Channel 2 Action News and the AJC filed several open records requests to obtain city financial records, which show Winslow paid at least a half dozen homeless people in the months leading up to her election.
 
In August, September and October of 2012, Winslow and her staff paid workers $280 for cleanups on 10 different days.
 
In the same three months of 2013, while Winslow was campaigning, she paid them five times that amount, $1,534, for work on 31 days. Winslow won re-election easily.
 
"It's always hard to run a campaign against someone who can buy an army with city money," said Lewis, who brought his video and complain to the city ethics officer.
 
He says no action was taken. At the time, he did not have access to the payment information.  But his video raised another issue.
 
"I'm getting $5 an hour right here," the men can be heard saying on the video, gesturing toward their Winslow T-shirt.
 
Lewis encountered Carter and Banks while they were cleaning up Atlanta streets.
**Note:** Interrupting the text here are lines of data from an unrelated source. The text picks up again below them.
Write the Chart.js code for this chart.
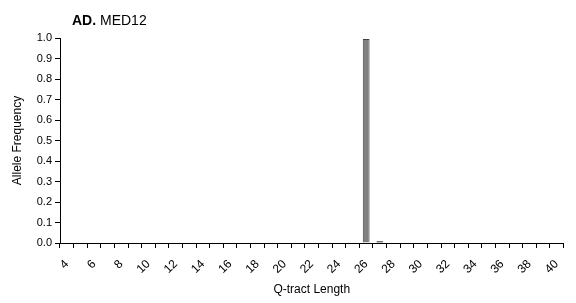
<!DOCTYPE html>
<html>
<head>
<meta charset="utf-8">
<script src="https://cdn.jsdelivr.net/npm/chart.js@4/dist/chart.umd.min.js"></script>
<style>
  body { margin: 0; background: #fff; }
  #wrap { width: 576px; height: 303px; }
</style>
</head>
<body>
<div id="wrap"><canvas id="myChart" width="576" height="303"></canvas></div>
<script>
const lengths = [4, 5, 6, 7, 8, 9, 10, 11, 12, 13, 14, 15, 16, 17, 18, 19, 20, 21, 22,
  23, 24, 25, 26, 27, 28, 29, 30, 31, 32, 33, 34, 35, 36, 37, 38, 39, 40]
const frequency = [0, 0, 0, 0, 0, 0, 0, 0, 0, 0, 0, 0, 0, 0, 0, 0, 0, 0, 0,
  0, 0, 0, 0.995, 0.008, 0, 0, 0, 0, 0, 0, 0, 0, 0, 0, 0, 0, 0]
const yTicks = [0, 0.1, 0.2, 0.3, 0.4, 0.5, 0.6, 0.7, 0.8, 0.9, 1.0]

const font = 'Liberation Sans, Arial, sans-serif'

const titlePlugin = {
  id: 'panelTitle',
  afterDraw(chart) {
    const ctx = chart.ctx
    ctx.save()
    ctx.fillStyle = '#000'
    ctx.textBaseline = 'alphabetic'
    ctx.font = 'bold 14px ' + font
    ctx.fillText('AD.', 72, 25)
    const w = ctx.measureText('AD. ').width
    ctx.font = '14px ' + font
    ctx.fillText('MED12', 72 + w, 25)
    ctx.restore()
  }
}

new Chart(document.getElementById('myChart'), {
  type: 'bar',
  data: {
    labels: lengths,
    datasets: [{
      data: frequency,
      backgroundColor: (c) => c.dataIndex === 23 ? '#000' : '#808080',
      borderColor: (c) => c.dataIndex === 23 ? '#000' : '#404040',
      borderWidth: 1,
      barPercentage: 0.5,
      categoryPercentage: 1
    }]
  },
  options: {
    responsive: false,
    animation: false,
    events: [],
    layout: { padding: { left: 0, right: 11, top: 38, bottom: 6 } },
    plugins: { legend: { display: false }, tooltip: { enabled: false } },
    scales: {
      x: {
        grid: { offset: true, drawOnChartArea: false, tickLength: 5, color: '#000' },
        border: { color: '#000', width: 1 },
        ticks: {
          autoSkip: false,
          maxRotation: 45,
          minRotation: 45,
          color: '#000',
          padding: 9,
          font: { family: font, size: 12 },
          callback: (v, i) => (lengths[i] % 2 === 0 ? lengths[i] : '')
        },
        title: {
          display: true,
          text: 'Q-tract Length',
          color: '#000',
          font: { family: font, size: 12 },
          padding: { top: 4, bottom: 0 }
        },
        afterFit: (scale) => { scale.height = 54 }
      },
      y: {
        min: 0,
        max: 1,
        afterBuildTicks: (scale) => { scale.ticks = yTicks.map(v => ({ value: v })) },
        grid: { drawOnChartArea: false, tickLength: 5, color: '#000' },
        border: { color: '#000', width: 1 },
        ticks: {
          color: '#000',
          padding: 3,
          font: { family: font, size: 11 },
          callback: (v) => v.toFixed(1)
        },
        title: {
          display: true,
          text: 'Allele Frequency',
          color: '#000',
          font: { family: font, size: 12 },
          padding: { top: 10, bottom: 0 }
        },
        afterFit: (scale) => { scale.width = 60 }
      }
    }
  },
  plugins: [titlePlugin]
})
</script>
</body>
</html>
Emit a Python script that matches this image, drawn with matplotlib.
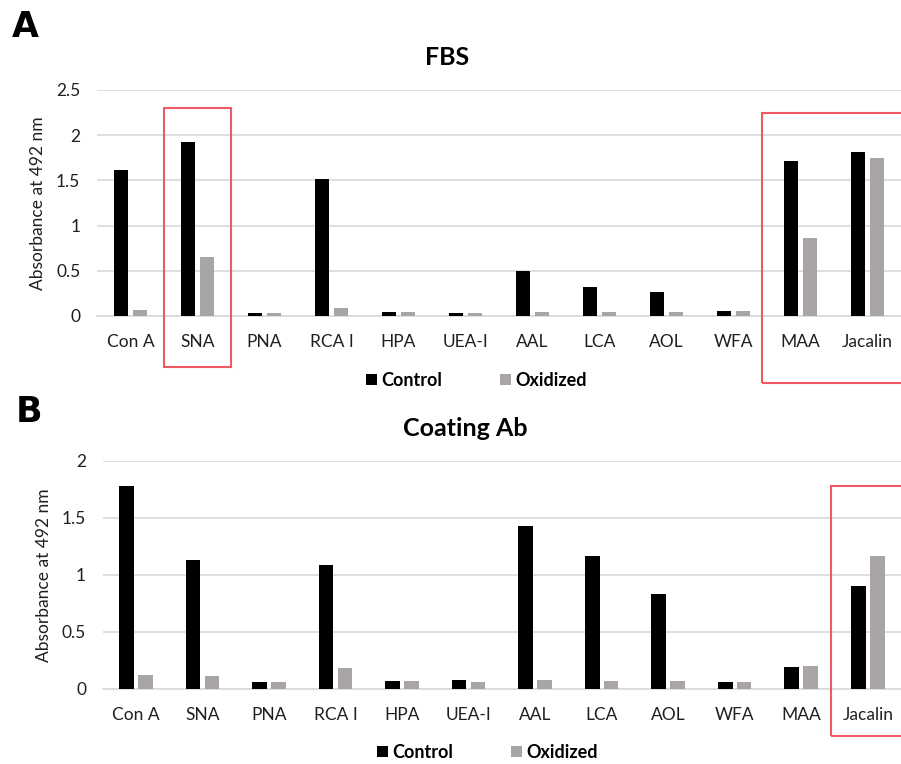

He was stunned to learn how much they were being paid.
 
"Because someone's homeless doesn't mean they're worth less than the national government says you need to pay somebody," said Lewis. "Taking advantage of somebody's situation for your own personal good, it's degrading to them and it's illegal."
 
Winslow did not return Fleischer's calls and dodged the Channel 2 Action News camera after a committee meeting.
 
"I'm not answering any questions about that," Winslow told Fleischer before leaving through an exit only accessible to council members.
 
Winslow told our news partners at the Atlanta Journal-Constitution that she paid the homeless workers with money from her campaign when they were doing campaign work.
 
She failed to file several campaign disclosures, but in the one relevant disclosure she did file, she only listed $140 in small expenditures, even though on one day she allegedly paid those workers $240.
 
DeLoach said Winslow didn't even let the workers keep the T-shirts.
  
"That was like taking advantage of us, making us feel down and low and worthless," said DeLoach. "I'm in a bad situation as it is, I don't need the low self-esteem."